--- start ---

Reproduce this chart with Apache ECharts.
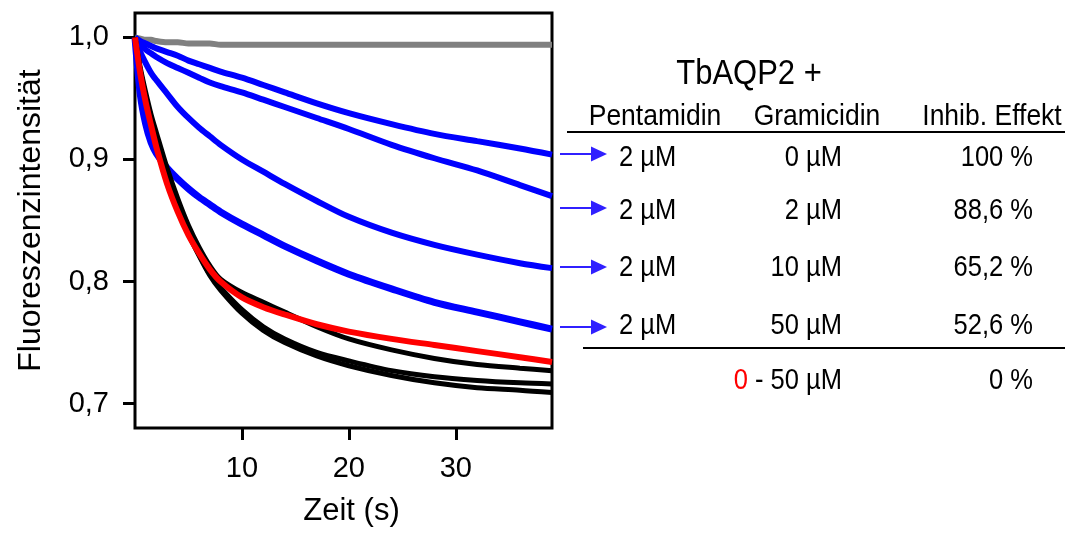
<!DOCTYPE html>
<html>
<head>
<meta charset="utf-8">
<script src="https://cdn.jsdelivr.net/npm/echarts@6/dist/echarts.min.js"></script>
<style>
html,body{margin:0;padding:0;background:#fff;}
#chart{width:1065px;height:541px;}
</style>
</head>
<body>
<div id="chart"></div>
<script>
// ---- data ----
var time   = [0, 0.5, 1, 1.5, 2, 3, 4, 5, 6, 7, 8, 10, 12, 14, 17, 20, 24, 28, 32, 36, 39];
var gray   = [1.000,0.999,0.998,0.998,0.997,0.996,0.996,0.995,0.995,0.995,0.994,0.994,0.994,0.994,0.994,0.994,0.994,0.994,0.994,0.994,0.994];
var blue1  = [1.000,0.997,0.995,0.993,0.991,0.988,0.985,0.981,0.978,0.975,0.972,0.967,0.961,0.955,0.946,0.938,0.929,0.921,0.915,0.909,0.904];
var blue2  = [1.000,0.995,0.990,0.987,0.984,0.979,0.975,0.971,0.967,0.963,0.960,0.955,0.949,0.943,0.934,0.925,0.912,0.901,0.891,0.879,0.870];
var blue3  = [1.000,0.988,0.979,0.971,0.965,0.954,0.943,0.934,0.926,0.919,0.912,0.900,0.890,0.880,0.866,0.853,0.840,0.830,0.822,0.815,0.811];
var blue4  = [1.000,0.953,0.929,0.914,0.905,0.893,0.884,0.876,0.869,0.863,0.857,0.847,0.838,0.829,0.817,0.806,0.794,0.783,0.775,0.767,0.761];
var black1 = [1.000,0.975,0.955,0.937,0.922,0.893,0.868,0.846,0.828,0.813,0.802,0.791,0.783,0.775,0.763,0.753,0.744,0.737,0.732,0.729,0.727];
var black2 = [1.000,0.973,0.952,0.933,0.916,0.886,0.861,0.840,0.822,0.806,0.795,0.777,0.763,0.753,0.742,0.735,0.727,0.722,0.719,0.717,0.716];
var black3 = [1.000,0.972,0.951,0.932,0.915,0.885,0.860,0.839,0.821,0.805,0.793,0.774,0.760,0.750,0.739,0.731,0.723,0.717,0.713,0.711,0.709];
var red    = [1.000,0.970,0.947,0.928,0.910,0.880,0.857,0.838,0.823,0.810,0.800,0.787,0.779,0.773,0.765,0.759,0.753,0.748,0.743,0.738,0.734];

var yTicks = [0.7, 0.8, 0.9, 1.0];
var xTicks = [10, 20, 30];

// table texts
var tableTitle = 'TbAQP2 +';
var headers = ['Pentamidin', 'Gramicidin', 'Inhib. Effekt'];
var pentamidin = ['2 µM', '2 µM', '2 µM', '2 µM'];
var gramicidin = ['0 µM', '2 µM', '10 µM', '50 µM'];
var effekt = ['100 %', '88,6 %', '65,2 %', '52,6 %'];
var controlGramicidin = ['0', ' - 50 µM'];
var controlEffekt = '0 %';

// ---- layout ----
var FONT = 'Liberation Sans, Arial, Helvetica, sans-serif';
var rowY = [158, 211, 268, 326];
var arrowY = [154, 208, 267, 327];
var controlY = 381;
var SY = 1.12; // slight vertical stretch of table text, as in the reference
var HS = 26.5, VS = 25.5;

function pairs(vals) { return time.map(function (t, i) { return [t, vals[i]]; }); }
function line(name, vals, color, w) {
  return { name: name, type: 'line', data: pairs(vals), showSymbol: false, smooth: 0.3,
           lineStyle: { color: color, width: w }, silent: true, animation: false };
}
function txt(s, x, y, align, size, extra) {
  var st = { text: s, x: 0, y: 0, align: align, verticalAlign: 'middle', font: size + 'px ' + FONT, fill: '#000' };
  if (extra) for (var k in extra) st[k] = extra[k];
  return { type: 'text', x: x, y: y, scaleY: SY, style: st };
}

var graphics = [];
graphics.push(txt(tableTitle, 749, 74, 'center', 31));
var hx = [655, 817, 992];
headers.forEach(function (h, i) { graphics.push(txt(h, hx[i], 117, 'center', HS)); });
graphics.push({ type: 'line', shape: { x1: 567, y1: 132, x2: 1065, y2: 132 }, style: { stroke: '#000', lineWidth: 2 } });
for (var i = 0; i < 4; i++) {
  graphics.push(txt(pentamidin[i], 619, rowY[i], 'left', VS));
  graphics.push(txt(gramicidin[i], 842, rowY[i], 'right', VS));
  graphics.push(txt(effekt[i], 1033, rowY[i], 'right', VS));
  graphics.push({ type: 'line', shape: { x1: 560, y1: arrowY[i], x2: 594, y2: arrowY[i] }, style: { stroke: '#3020ff', lineWidth: 2 } });
  graphics.push({ type: 'polygon', shape: { points: [[591, arrowY[i] - 7.5], [607, arrowY[i]], [591, arrowY[i] + 7.5]] }, style: { fill: '#3020ff' } });
}
graphics.push({ type: 'line', shape: { x1: 583, y1: 348, x2: 1065, y2: 348 }, style: { stroke: '#000', lineWidth: 2 } });
graphics.push(txt('{r|' + controlGramicidin[0] + '}{k|' + controlGramicidin[1] + '}', 842, controlY, 'right', VS, {
  rich: { r: { fill: '#ff0000', font: VS + 'px ' + FONT }, k: { fill: '#000', font: VS + 'px ' + FONT } } }));
graphics.push(txt(controlEffekt, 1033, controlY, 'right', VS));

var chart = echarts.init(document.getElementById('chart'), null, { renderer: 'canvas' });
chart.setOption({
  animation: false,
  backgroundColor: '#fff',
  grid: { left: 135, top: 13, width: 417, height: 415, show: true, borderColor: '#000', borderWidth: 3, backgroundColor: 'transparent' },
  xAxis: {
    type: 'value', min: 0, max: 39,
    name: 'Zeit (s)', nameLocation: 'middle', nameGap: 68,
    nameTextStyle: { fontFamily: FONT, fontSize: 31, color: '#000', padding: [0, 0, 0, 16] },
    axisLine: { show: false },
    splitLine: { show: false },
    axisTick: { show: true, length: 12, lineStyle: { color: '#000', width: 3 }, customValues: xTicks },
    axisLabel: { customValues: xTicks, margin: 26, fontFamily: FONT, fontSize: 29, color: '#000' }
  },
  yAxis: {
    type: 'value', min: 0.68, max: 1.02,
    name: 'Fluoreszenzintensität', nameLocation: 'middle', nameGap: 88, nameRotate: 90,
    nameTextStyle: { fontFamily: FONT, fontSize: 32, color: '#000' },
    axisLine: { show: false },
    splitLine: { show: false },
    axisTick: { show: true, length: 12, lineStyle: { color: '#000', width: 3 }, customValues: yTicks },
    axisLabel: { customValues: yTicks, margin: 26, fontFamily: FONT, fontSize: 29, color: '#000',
      formatter: function (v) { return v.toFixed(1).replace('.', ','); } }
  },
  series: [
    line('gray', gray, '#808080', 6),
    line('blue1', blue1, '#0000ff', 6),
    line('blue2', blue2, '#0000ff', 6),
    line('blue3', blue3, '#0000ff', 6),
    line('blue4', blue4, '#0000ff', 7),
    line('black3', black3, '#000000', 5),
    line('black2', black2, '#000000', 5),
    line('black1', black1, '#000000', 5),
    line('red', red, '#ff0000', 6)
  ],
  graphic: graphics
});
</script>
</body>
</html>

--- end ---

__AIM__. Reproduce the material word for word. Any pictures should be left out of the copy.

__RESPONSE FOR THIS EXERCISE__.
Reproduce this chart with Apache ECharts.
<!DOCTYPE html>
<html>
<head>
<meta charset="utf-8">
<script src="https://cdn.jsdelivr.net/npm/echarts@6/dist/echarts.min.js"></script>
<style>
html,body{margin:0;padding:0;background:#fff;}
#chart{width:1065px;height:541px;}
</style>
</head>
<body>
<div id="chart"></div>
<script>
// ---- data ----
var time   = [0, 0.5, 1, 1.5, 2, 3, 4, 5, 6, 7, 8, 10, 12, 14, 17, 20, 24, 28, 32, 36, 39];
var gray   = [1.000,0.999,0.998,0.998,0.997,0.996,0.996,0.995,0.995,0.995,0.994,0.994,0.994,0.994,0.994,0.994,0.994,0.994,0.994,0.994,0.994];
var blue1  = [1.000,0.997,0.995,0.993,0.991,0.988,0.985,0.981,0.978,0.975,0.972,0.967,0.961,0.955,0.946,0.938,0.929,0.921,0.915,0.909,0.904];
var blue2  = [1.000,0.995,0.990,0.987,0.984,0.979,0.975,0.971,0.967,0.963,0.960,0.955,0.949,0.943,0.934,0.925,0.912,0.901,0.891,0.879,0.870];
var blue3  = [1.000,0.988,0.979,0.971,0.965,0.954,0.943,0.934,0.926,0.919,0.912,0.900,0.890,0.880,0.866,0.853,0.840,0.830,0.822,0.815,0.811];
var blue4  = [1.000,0.953,0.929,0.914,0.905,0.893,0.884,0.876,0.869,0.863,0.857,0.847,0.838,0.829,0.817,0.806,0.794,0.783,0.775,0.767,0.761];
var black1 = [1.000,0.975,0.955,0.937,0.922,0.893,0.868,0.846,0.828,0.813,0.802,0.791,0.783,0.775,0.763,0.753,0.744,0.737,0.732,0.729,0.727];
var black2 = [1.000,0.973,0.952,0.933,0.916,0.886,0.861,0.840,0.822,0.806,0.795,0.777,0.763,0.753,0.742,0.735,0.727,0.722,0.719,0.717,0.716];
var black3 = [1.000,0.972,0.951,0.932,0.915,0.885,0.860,0.839,0.821,0.805,0.793,0.774,0.760,0.750,0.739,0.731,0.723,0.717,0.713,0.711,0.709];
var red    = [1.000,0.970,0.947,0.928,0.910,0.880,0.857,0.838,0.823,0.810,0.800,0.787,0.779,0.773,0.765,0.759,0.753,0.748,0.743,0.738,0.734];

var yTicks = [0.7, 0.8, 0.9, 1.0];
var xTicks = [10, 20, 30];

// table texts
var tableTitle = 'TbAQP2 +';
var headers = ['Pentamidin', 'Gramicidin', 'Inhib. Effekt'];
var pentamidin = ['2 µM', '2 µM', '2 µM', '2 µM'];
var gramicidin = ['0 µM', '2 µM', '10 µM', '50 µM'];
var effekt = ['100 %', '88,6 %', '65,2 %', '52,6 %'];
var controlGramicidin = ['0', ' - 50 µM'];
var controlEffekt = '0 %';

// ---- layout ----
var FONT = 'Liberation Sans, Arial, Helvetica, sans-serif';
var rowY = [158, 211, 268, 326];
var arrowY = [154, 208, 267, 327];
var controlY = 381;
var SY = 1.12; // slight vertical stretch of table text, as in the reference
var HS = 26.5, VS = 25.5;

function pairs(vals) { return time.map(function (t, i) { return [t, vals[i]]; }); }
function line(name, vals, color, w) {
  return { name: name, type: 'line', data: pairs(vals), showSymbol: false, smooth: 0.3,
           lineStyle: { color: color, width: w }, silent: true, animation: false };
}
function txt(s, x, y, align, size, extra) {
  var st = { text: s, x: 0, y: 0, align: align, verticalAlign: 'middle', font: size + 'px ' + FONT, fill: '#000' };
  if (extra) for (var k in extra) st[k] = extra[k];
  return { type: 'text', x: x, y: y, scaleY: SY, style: st };
}

var graphics = [];
graphics.push(txt(tableTitle, 749, 74, 'center', 31));
var hx = [655, 817, 992];
headers.forEach(function (h, i) { graphics.push(txt(h, hx[i], 117, 'center', HS)); });
graphics.push({ type: 'line', shape: { x1: 567, y1: 132, x2: 1065, y2: 132 }, style: { stroke: '#000', lineWidth: 2 } });
for (var i = 0; i < 4; i++) {
  graphics.push(txt(pentamidin[i], 619, rowY[i], 'left', VS));
  graphics.push(txt(gramicidin[i], 842, rowY[i], 'right', VS));
  graphics.push(txt(effekt[i], 1033, rowY[i], 'right', VS));
  graphics.push({ type: 'line', shape: { x1: 560, y1: arrowY[i], x2: 594, y2: arrowY[i] }, style: { stroke: '#3020ff', lineWidth: 2 } });
  graphics.push({ type: 'polygon', shape: { points: [[591, arrowY[i] - 7.5], [607, arrowY[i]], [591, arrowY[i] + 7.5]] }, style: { fill: '#3020ff' } });
}
graphics.push({ type: 'line', shape: { x1: 583, y1: 348, x2: 1065, y2: 348 }, style: { stroke: '#000', lineWidth: 2 } });
graphics.push(txt('{r|' + controlGramicidin[0] + '}{k|' + controlGramicidin[1] + '}', 842, controlY, 'right', VS, {
  rich: { r: { fill: '#ff0000', font: VS + 'px ' + FONT }, k: { fill: '#000', font: VS + 'px ' + FONT } } }));
graphics.push(txt(controlEffekt, 1033, controlY, 'right', VS));

var chart = echarts.init(document.getElementById('chart'), null, { renderer: 'canvas' });
chart.setOption({
  animation: false,
  backgroundColor: '#fff',
  grid: { left: 135, top: 13, width: 417, height: 415, show: true, borderColor: '#000', borderWidth: 3, backgroundColor: 'transparent' },
  xAxis: {
    type: 'value', min: 0, max: 39,
    name: 'Zeit (s)', nameLocation: 'middle', nameGap: 68,
    nameTextStyle: { fontFamily: FONT, fontSize: 31, color: '#000', padding: [0, 0, 0, 16] },
    axisLine: { show: false },
    splitLine: { show: false },
    axisTick: { show: true, length: 12, lineStyle: { color: '#000', width: 3 }, customValues: xTicks },
    axisLabel: { customValues: xTicks, margin: 26, fontFamily: FONT, fontSize: 29, color: '#000' }
  },
  yAxis: {
    type: 'value', min: 0.68, max: 1.02,
    name: 'Fluoreszenzintensität', nameLocation: 'middle', nameGap: 88, nameRotate: 90,
    nameTextStyle: { fontFamily: FONT, fontSize: 32, color: '#000' },
    axisLine: { show: false },
    splitLine: { show: false },
    axisTick: { show: true, length: 12, lineStyle: { color: '#000', width: 3 }, customValues: yTicks },
    axisLabel: { customValues: yTicks, margin: 26, fontFamily: FONT, fontSize: 29, color: '#000',
      formatter: function (v) { return v.toFixed(1).replace('.', ','); } }
  },
  series: [
    line('gray', gray, '#808080', 6),
    line('blue1', blue1, '#0000ff', 6),
    line('blue2', blue2, '#0000ff', 6),
    line('blue3', blue3, '#0000ff', 6),
    line('blue4', blue4, '#0000ff', 7),
    line('black3', black3, '#000000', 5),
    line('black2', black2, '#000000', 5),
    line('black1', black1, '#000000', 5),
    line('red', red, '#ff0000', 6)
  ],
  graphic: graphics
});
</script>
</body>
</html>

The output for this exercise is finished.